Times were no longer great in Britain, especially if you were a widow with children. Those who couldn’t work were leaving Britain for Canada. Annie had no choice but to put George’s children in orphanages.

Two years later Annie married Frederick Lodge who worked in an iron foundry as a gas fitter, and had another child, Edwin Lodge the next year. The 1911 census found Charles in the Boy’s Home in Southworks London, 14, training to be a shoemaker. George and Lilian were both at Muller’s Orphan Houses in Ashley Down in Bristol, but were separated by over 1,000 other children there.

Both Charles and George became British Home Children. Charles was the first to be shipped to Canada, for a supposedly better life in April 1913. At 16, Charles left England with 119 other boys to Toronto then the Renfrew Home. At 14, William was shipped out April 1915 to Fegan Distribution home in Toronto. We don’t know were he went, but we are looking. Lilian remained in England and married in 1922.

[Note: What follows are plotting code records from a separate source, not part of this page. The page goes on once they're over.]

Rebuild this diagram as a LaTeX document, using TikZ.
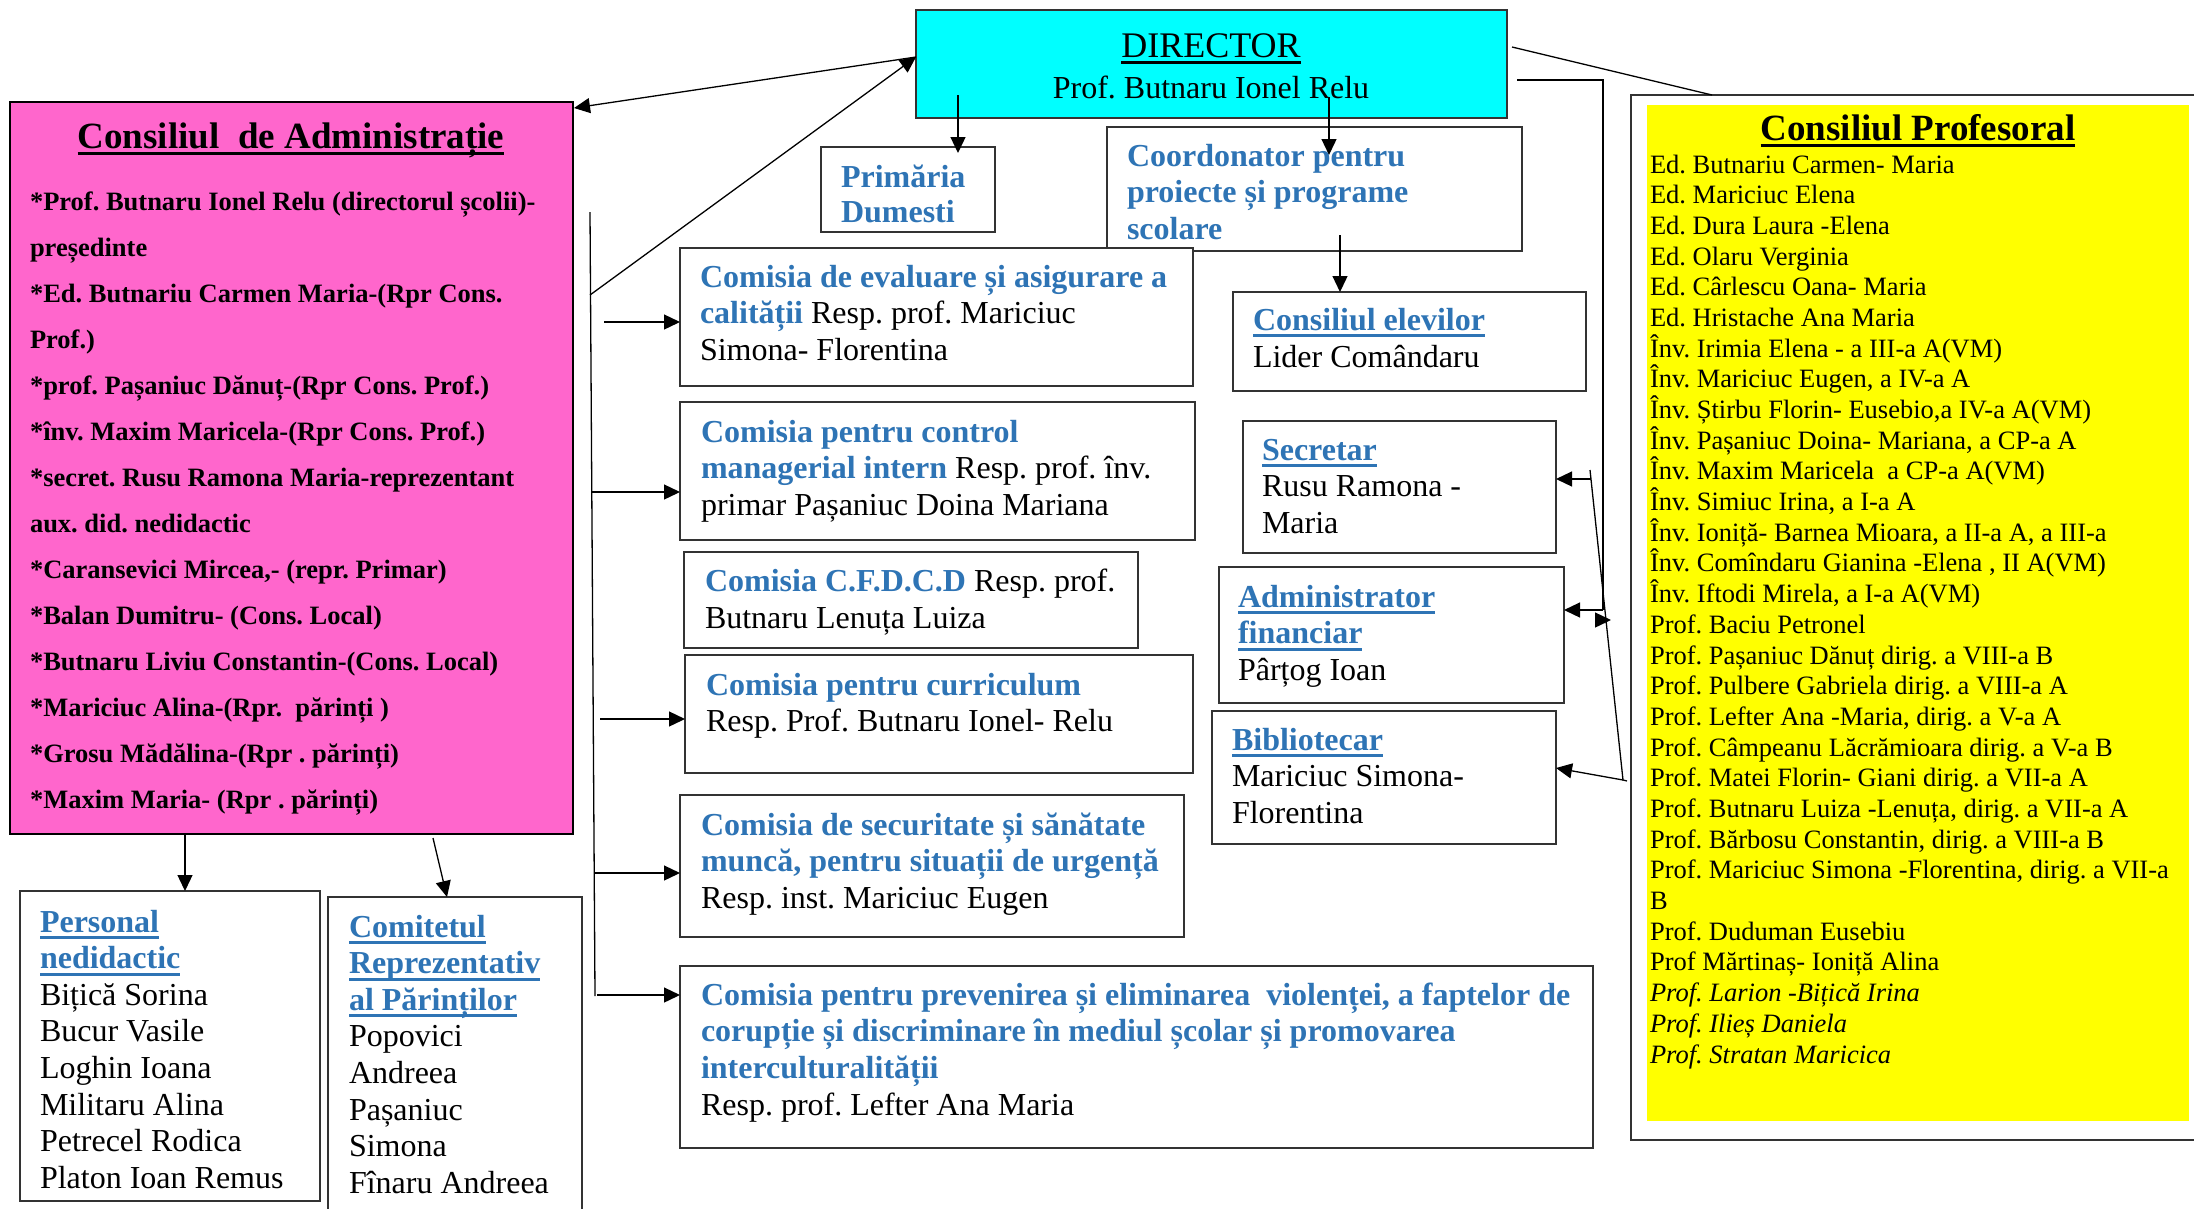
\documentclass[tikz,border=0pt]{standalone}
\usepackage{fontspec}
\setmainfont{Liberation Serif}
\usetikzlibrary{arrows.meta,calc}
\frenchspacing
\definecolor{cblue}{RGB}{46,116,181}
\definecolor{cpink}{RGB}{255,102,204}
\definecolor{ccyan}{RGB}{0,255,255}
\definecolor{cyell}{RGB}{255,255,0}
\newsavebox\ulbox
\newcommand\uln[1]{\sbox\ulbox{#1}\rlap{\rule[-7pt]{\wd\ulbox}{3pt}}\usebox\ulbox}
\newcommand\bl{\bfseries\color{cblue}}
\newcommand\bhd[1]{{\bfseries\color{cblue}\uln{#1}}}
\newcommand\tlines[6]{\foreach \tLine [count=\tIdx] in {#6} {\node[txt,#5] (#1\tIdx) at ({#2},{#3+(\tIdx-1)*#4}) {\tLine};}}
\newcommand\boxat[6]{\node[boxst,minimum width={#4-#2},minimum height={#5-#3},#6] (#1) at (#2,#3) {};}
\tikzset{
 boxst/.style={draw=black!80, line width=1.5pt, fill=white, anchor=north west, inner sep=0pt, outer sep=0pt},
 txt/.style={anchor=base west, inner sep=0pt, outer sep=0pt},
 fA/.style={font=\fontsize{32}{38}\selectfont\frenchspacing},
 fB/.style={font=\fontsize{26.5}{30}\selectfont\bfseries\frenchspacing},
 fC/.style={font=\fontsize{26.5}{30}\selectfont\frenchspacing},
 fH/.style={font=\fontsize{37}{44}\selectfont\bfseries},
 arr/.style={line width=1.3pt, -{Triangle[length=16pt,width=15pt]}},
 ln/.style={line width=1.3pt},
}
\begin{document}
\begin{tikzpicture}[x=1pt,y=-1pt]
\useasboundingbox (0,0) rectangle (2194,1208);
\clip (0,0) rectangle (2194,1208);
\fill[white] (0,0) rectangle (2194,1208);

% ---------- boxes ----------
\boxat{prof}{1631}{95}{2220}{1140}{}
\boxat{yel}{1647}{105}{2189}{1121}{draw=none, fill=cyell}
\boxat{director}{916}{10}{1507}{118}{fill=ccyan}
\boxat{admin}{10}{102}{573}{834}{fill=cpink, draw=black, line width=2.5pt}
\boxat{primaria}{821}{147}{995}{232}{}
\boxat{coord}{1107}{127}{1522}{251}{}
\boxat{eval}{680}{248}{1193}{386}{}
\boxat{elevi}{1233}{292}{1586}{391}{}
\boxat{control}{680}{402}{1195}{540}{}
\boxat{cfdcd}{684}{552}{1138}{648}{}
\boxat{curr}{685}{655}{1193}{773}{}
\boxat{secur}{680}{795}{1184}{937}{}
\boxat{prev}{680}{966}{1593}{1148}{}
\boxat{secretar}{1243}{421}{1556}{553}{}
\boxat{admfin}{1219}{567}{1564}{703}{}
\boxat{biblio}{1212}{711}{1556}{844}{}
\boxat{personal}{20}{891}{320}{1201}{}
\boxat{comitet}{328}{897}{582}{1230}{}

% ---------- texts ----------
\node[anchor=base, inner sep=0pt, font=\fontsize{36}{40}\selectfont] (dirT) at (1211,57) {\uln{DIRECTOR}};
\node[anchor=base, inner sep=0pt, fA] (dirN) at (1211,98) {Prof. Butnaru Ionel Relu};

\node[anchor=base, inner sep=0pt, fH] (adT) at (291,148) {\uln{Consiliul~ de Administrație}};
\tlines{ad}{30}{210}{46.07}{fB}{{*Prof. Butnaru Ionel Relu (directorul școlii)-},{președinte},{*Ed. Butnariu Carmen Maria-(Rpr Cons.},{Prof.)},{*prof. Pașaniuc Dănuț-(Rpr Cons. Prof.)},{*înv. Maxim Maricela-(Rpr Cons. Prof.)},{*secret. Rusu Ramona Maria-reprezentant},{aux. did. nedidactic},{*Caransevici Mircea,- (repr. Primar)},{*Balan Dumitru- (Cons. Local)},{*Butnaru Liviu Constantin-(Cons. Local)},{*Mariciuc Alina-(Rpr.~ părinți )},{*Grosu Mădălina-(Rpr . părinți)},{*Maxim Maria- (Rpr . părinți)}}

\tlines{pr}{841}{187}{35}{fA}{{\bl Primăria},{\bl Dumesti}}
\tlines{co}{1127}{166}{36.5}{fA}{{\bl Coordonator pentru},{\bl proiecte și programe},{\bl scolare}}
\tlines{el}{1253}{330}{37}{fA}{{\bhd{Consiliul elevilor}},{Lider Comândaru}}
\tlines{ev}{700}{287}{36.5}{fA}{{\bl Comisia de evaluare și asigurare a},{{\bl calității} Resp. prof. Mariciuc},{Simona- Florentina}}
\tlines{cm}{701}{442}{36.5}{fA}{{\bl Comisia pentru control},{{\bl managerial intern} Resp. prof. înv.},{primar Pașaniuc Doina Mariana}}
\tlines{cf}{705}{591}{37}{fA}{{{\bl Comisia C.F.D.C.D} Resp. prof.},{Butnaru Lenuța Luiza}}
\tlines{cu}{706}{695}{36}{fA}{{\bl Comisia pentru curriculum},{Resp. Prof. Butnaru Ionel- Relu}}
\tlines{se}{701}{835}{36.5}{fA}{{\bl Comisia de securitate și sănătate},{\bl muncă, pentru situații de urgență},{Resp. inst. Mariciuc Eugen}}
\tlines{pv}{701}{1005}{36.7}{fA}{{\bl Comisia pentru prevenirea și eliminarea~ violenței, a faptelor de},{\bl corupție și discriminare în mediul școlar și promovarea},{\bl interculturalității},{Resp. prof. Lefter Ana Maria}}
\tlines{sc}{1262}{460}{36.5}{fA}{{\bhd{Secretar}},{Rusu Ramona -},{Maria}}
\tlines{af}{1238}{607}{36.5}{fA}{{\bhd{Administrator}},{\bhd{financiar}},{Pârțog Ioan}}
\tlines{bi}{1232}{750}{36.5}{fA}{{\bhd{Bibliotecar}},{Mariciuc Simona-},{Florentina}}
\tlines{pe}{40}{932}{36.6}{fA}{{\bhd{Personal}},{\bhd{nedidactic}},{Bițică Sorina},{Bucur Vasile},{Loghin Ioana},{Militaru Alina},{Petrecel Rodica},{Platon Ioan Remus}}
\tlines{cr}{349}{937}{36.6}{fA}{{\bhd{Comitetul}},{\bhd{Reprezentativ}},{\bhd{al Părinților}},{Popovici},{Andreea},{Pașaniuc},{Simona},{Fînaru Andreea}}

\node[anchor=base, inner sep=0pt, fH] (cpT) at (1918,140) {\uln{Consiliul Profesoral}};
\tlines{cp}{1650}{173}{30.69}{fC}{{Ed. Butnariu Carmen- Maria},{Ed. Mariciuc Elena},{Ed. Dura Laura -Elena},{Ed. Olaru Verginia},{Ed. Cârlescu Oana- Maria},{Ed. Hristache Ana Maria},{Înv. Irimia Elena - a III-a A(VM)},{Înv. Mariciuc Eugen, a IV-a A},{Înv. Știrbu Florin- Eusebio,a IV-a A(VM)},{Înv. Pașaniuc Doina- Mariana, a CP-a A},{Înv. Maxim Maricela~ a CP-a A(VM)},{Înv. Simiuc Irina, a I-a A},{Înv. Ioniță- Barnea Mioara, a II-a A, a III-a},{Înv. Comîndaru Gianina -Elena , II A(VM)},{Înv. Iftodi Mirela, a I-a A(VM)},{Prof. Baciu Petronel},{Prof. Pașaniuc Dănuț dirig. a VIII-a B},{Prof. Pulbere Gabriela dirig. a VIII-a A},{Prof. Lefter Ana -Maria, dirig. a V-a A},{Prof. Câmpeanu Lăcrămioara dirig. a V-a B},{Prof. Matei Florin- Giani dirig. a VII-a A},{Prof. Butnaru Luiza -Lenuța, dirig. a VII-a A},{Prof. Bărbosu Constantin, dirig. a VIII-a B},{Prof. Mariciuc Simona -Florentina, dirig. a VII-a},{B},{Prof. Duduman Eusebiu},{Prof Mărtinaș- Ioniță Alina},{\itshape Prof. Larion -Bițică Irina},{\itshape Prof. Ilieș Daniela},{\itshape Prof. Stratan Maricica}}

% ---------- connectors ----------
\coordinate (dP) at (958,95);  \coordinate (pT) at (958,153);
\draw[arr] (dP) -- (pT);
\coordinate (dC) at (1329,97); \coordinate (cT) at (1329,155);
\draw[arr] (dC) -- (cT);
\coordinate (cE) at (1340,235);
\draw[arr] (cE) -- (cE |- elevi.north);
\coordinate (dL) at (916,57);
\draw[arr] (dL) -- ($(admin.north east)+(1,6)$);
\coordinate (vTop) at (590,212); \coordinate (vBot) at (595,996);
\draw[ln] (vTop) -- (vBot);
\coordinate (vD) at (590,295);
\draw[arr] (vD) -- (dL);
\coordinate (h1) at (604,322); \draw[arr] (h1) -- (h1 -| eval.west);
\coordinate (h2) at (592,492); \draw[arr] (h2) -- (h2 -| control.west);
\coordinate (h3) at (600,719); \draw[arr] (h3) -- (h3 -| curr.west);
\coordinate (h4) at (595,873); \draw[arr] (h4) -- (h4 -| secur.west);
\coordinate (h5) at (597,995); \draw[arr] (h5) -- (h5 -| prev.west);
\coordinate (aP) at (185,834); \draw[arr] (aP) -- (aP |- personal.north);
\coordinate (aC) at (433,838); \coordinate (cTip) at (447,897); \draw[arr] (aC) -- (cTip);
\coordinate (dR1) at (1512,47); \coordinate (pTop) at (1712,95); \draw[ln] (dR1) -- (pTop);
\coordinate (dR2) at (1517,80); \coordinate (kR) at (1603,80); \coordinate (kB) at (1603,610);
\draw[ln] (dR2) -- (kR) -- (kB);
\draw[arr] (kB) -- (kB -| admfin.east);
\coordinate (sA) at (1627,781); \coordinate (sB) at (1623,780); \coordinate (sT) at (1590,470); \coordinate (sH) at (1591,479);
\draw[ln] (sA) -- (sB) -- (sT);
\draw[arr] (sH) -- (sH -| secretar.east);
\coordinate (bT) at (1556,768); \draw[arr] (sB) -- (bT);
\coordinate (xA) at (1595,620); \coordinate (xB) at (1611,620); \draw[arr] (xA) -- (xB);
\end{tikzpicture}
\end{document}
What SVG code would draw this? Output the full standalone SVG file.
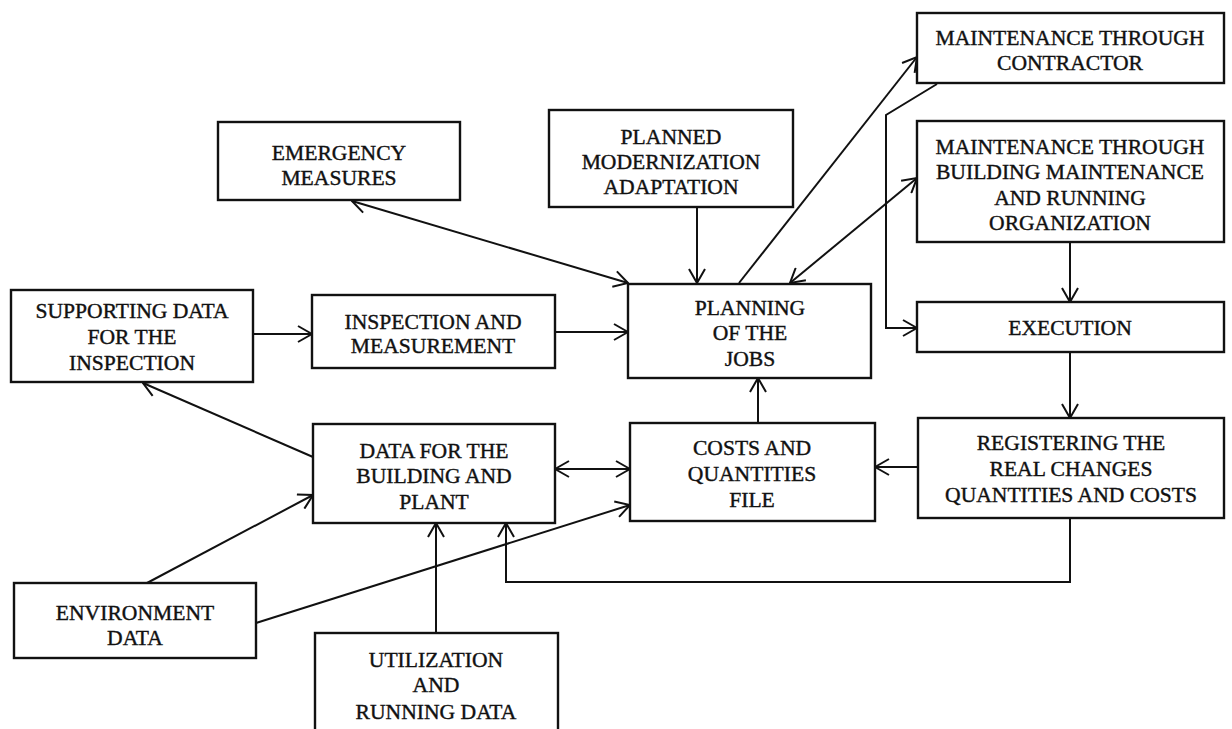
<svg xmlns="http://www.w3.org/2000/svg" width="1232" height="729" viewBox="0 0 1232 729">
<style>
.box{fill:#fff;stroke:#111;stroke-width:2.4}
.t{font-family:"Liberation Serif","Times New Roman",serif;font-size:21.6px;fill:#111;stroke:#111;stroke-width:0.4;text-anchor:middle}
.c{fill:none;stroke:#111;stroke-width:2}
</style>
<defs>
<marker id="ah" viewBox="0 0 16 18" refX="15" refY="9" markerWidth="16" markerHeight="18" markerUnits="userSpaceOnUse" orient="auto-start-reverse">
<path d="M1,1 L15,9 L1,17" fill="none" stroke="#111" stroke-width="2"/>
</marker>
</defs>
<rect width="1232" height="729" fill="#fff"/>
<g id="connectors">
<line class="c" x1="352" y1="201" x2="628" y2="283" marker-start="url(#ah)" marker-end="url(#ah)"/>
<line class="c" x1="697" y1="207" x2="697" y2="283" marker-end="url(#ah)"/>
<line class="c" x1="739" y1="283" x2="917" y2="57" marker-end="url(#ah)"/>
<line class="c" x1="790" y1="283" x2="917" y2="178" marker-start="url(#ah)" marker-end="url(#ah)"/>
<path class="c" d="M937,84 L886,115 L886,328 L917,328" marker-end="url(#ah)"/>
<line class="c" x1="1070" y1="242" x2="1070" y2="302" marker-end="url(#ah)"/>
<line class="c" x1="1070" y1="352" x2="1070" y2="418" marker-end="url(#ah)"/>
<path class="c" d="M1070,518 L1070,582 L506,582 L506,523" marker-end="url(#ah)"/>
<line class="c" x1="918" y1="467" x2="875" y2="467" marker-end="url(#ah)"/>
<line class="c" x1="758" y1="423" x2="758" y2="378" marker-end="url(#ah)"/>
<line class="c" x1="555" y1="332" x2="628" y2="332" marker-end="url(#ah)"/>
<line class="c" x1="253" y1="334" x2="312" y2="334" marker-end="url(#ah)"/>
<line class="c" x1="313" y1="457" x2="143" y2="383" marker-end="url(#ah)"/>
<line class="c" x1="555" y1="469" x2="630" y2="469" marker-start="url(#ah)" marker-end="url(#ah)"/>
<line class="c" x1="147" y1="583" x2="313" y2="495" marker-end="url(#ah)"/>
<line class="c" x1="256" y1="623" x2="630" y2="505" marker-end="url(#ah)"/>
<line class="c" x1="436" y1="633" x2="436" y2="523" marker-end="url(#ah)"/>
</g>
<g id="contractor"><rect class="box" x="917" y="13" width="307" height="70"/>
<text class="t" x="1070" y="45">MAINTENANCE THROUGH</text><text class="t" x="1070" y="70">CONTRACTOR</text></g>
<g id="emergency"><rect class="box" x="218" y="122" width="242" height="78"/>
<text class="t" x="339" y="160">EMERGENCY</text><text class="t" x="339" y="185">MEASURES</text></g>
<g id="planned"><rect class="box" x="549" y="110" width="244" height="97"/>
<text class="t" x="671" y="144">PLANNED</text><text class="t" x="671" y="169">MODERNIZATION</text><text class="t" x="671" y="194">ADAPTATION</text></g>
<g id="building"><rect class="box" x="917" y="121" width="307" height="121"/>
<text class="t" x="1070" y="154">MAINTENANCE THROUGH</text><text class="t" x="1070" y="179">BUILDING MAINTENANCE</text><text class="t" x="1070" y="205">AND RUNNING</text><text class="t" x="1070" y="230">ORGANIZATION</text></g>
<g id="supporting"><rect class="box" x="11" y="290" width="242" height="92"/>
<text class="t" x="132" y="318">SUPPORTING DATA</text><text class="t" x="132" y="344">FOR THE</text><text class="t" x="132" y="370">INSPECTION</text></g>
<g id="inspection"><rect class="box" x="312" y="295" width="243" height="73"/>
<text class="t" x="433" y="329">INSPECTION AND</text><text class="t" x="433" y="353">MEASUREMENT</text></g>
<g id="planning"><rect class="box" x="628" y="284" width="243" height="94"/>
<text class="t" x="750" y="315">PLANNING</text><text class="t" x="750" y="340">OF THE</text><text class="t" x="750" y="366">JOBS</text></g>
<g id="execution"><rect class="box" x="917" y="302" width="307" height="50"/>
<text class="t" x="1070" y="335">EXECUTION</text></g>
<g id="data"><rect class="box" x="313" y="424" width="242" height="99"/>
<text class="t" x="434" y="458">DATA FOR THE</text><text class="t" x="434" y="483">BUILDING AND</text><text class="t" x="434" y="509">PLANT</text></g>
<g id="costs"><rect class="box" x="630" y="423" width="245" height="98"/>
<text class="t" x="752" y="455">COSTS AND</text><text class="t" x="752" y="481">QUANTITIES</text><text class="t" x="752" y="507">FILE</text></g>
<g id="registering"><rect class="box" x="918" y="418" width="306" height="100"/>
<text class="t" x="1071" y="450">REGISTERING THE</text><text class="t" x="1071" y="476">REAL CHANGES</text><text class="t" x="1071" y="502">QUANTITIES AND COSTS</text></g>
<g id="environment"><rect class="box" x="14" y="583" width="242" height="75"/>
<text class="t" x="135" y="620">ENVIRONMENT</text><text class="t" x="135" y="645">DATA</text></g>
<g id="utilization"><rect class="box" x="315" y="633" width="243" height="110"/>
<text class="t" x="436" y="667">UTILIZATION</text><text class="t" x="436" y="692">AND</text><text class="t" x="436" y="719">RUNNING DATA</text></g>
</svg>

Charles is next found working on a farm at RR5 Tillsonburg. He enlisted during the big January recruitment drive in Tillsonburg for Oxford’s Own 168 C Battalion. He was now 20. We know he attended St. John’s Anglican Church. We don’t know where he served as a Home Child but would like to know. He was past the age of having to be with the family to whom he had been assigned as a Home Child. It would be nice to hope he had been at least been cared for and content, perhaps his rural Tillsonburg address was the same family. Surely there were friends, perhaps a lady friend who shed tears when she wished him luck as she waved him goodbye.

What about his own family? Presumably he didn’t know where his siblings were. He may have had no idea William was also in Canada. But he cared enough for his stepmother, now Annie Lodge, to list her as next of kin.

His military career followed that of other boys from town, training in London and Borden and shipping to England where he was with Canadian Infantry 2nd Battalion. Not all his military papers are online so we don’t know how often he was wounded or ill, or when he had leave from the trenches, from Vimy, from Passchendaele. But I hope he was able to find his sister Lilian in England and stepmother at some point.

Here is the War Diary for the 2nd Canadian Infantry Battalion, Friday, March 29, 1918.

“Location: ARRAS: Forward Area, Mar. p.8, War Diaries. Weather Mostly fair and cool. At 3.30 a.m. the Battalion fell in and marched to position in advance of ARRAS to relieve the 8th/10th Gordon Highlanders. There were no trenches in the area and, during the day, there was considerable enemy shelling. At 8.30 p.m. the Battalion again moved forward and took up the positions occupied by the 8th Seaforth Highlanders. On our left were the 6th Cameron Highlanders of 45th Inf. Brigade, and on our right 2nd Cdn. Div. Our trench strength was - 27 Officers, 105 N.C.Os. and 592 men, total 724. The line was held by two companies in the front line and two companies in support. Each of the front-line companies held advanced posts about 200 yards in front of the front line and garrisoned by two platoons each. Weather: Mostly fair and cool. We sustained 36 casualties: 10 O.Rs. killed, 26 O.Rs. wounded.”

Charles was one of the 10 killed. How do we know of Charles? His name was on brass cross, nailed on a pulpit, inscribed with the men of St. John’s who died in WWI.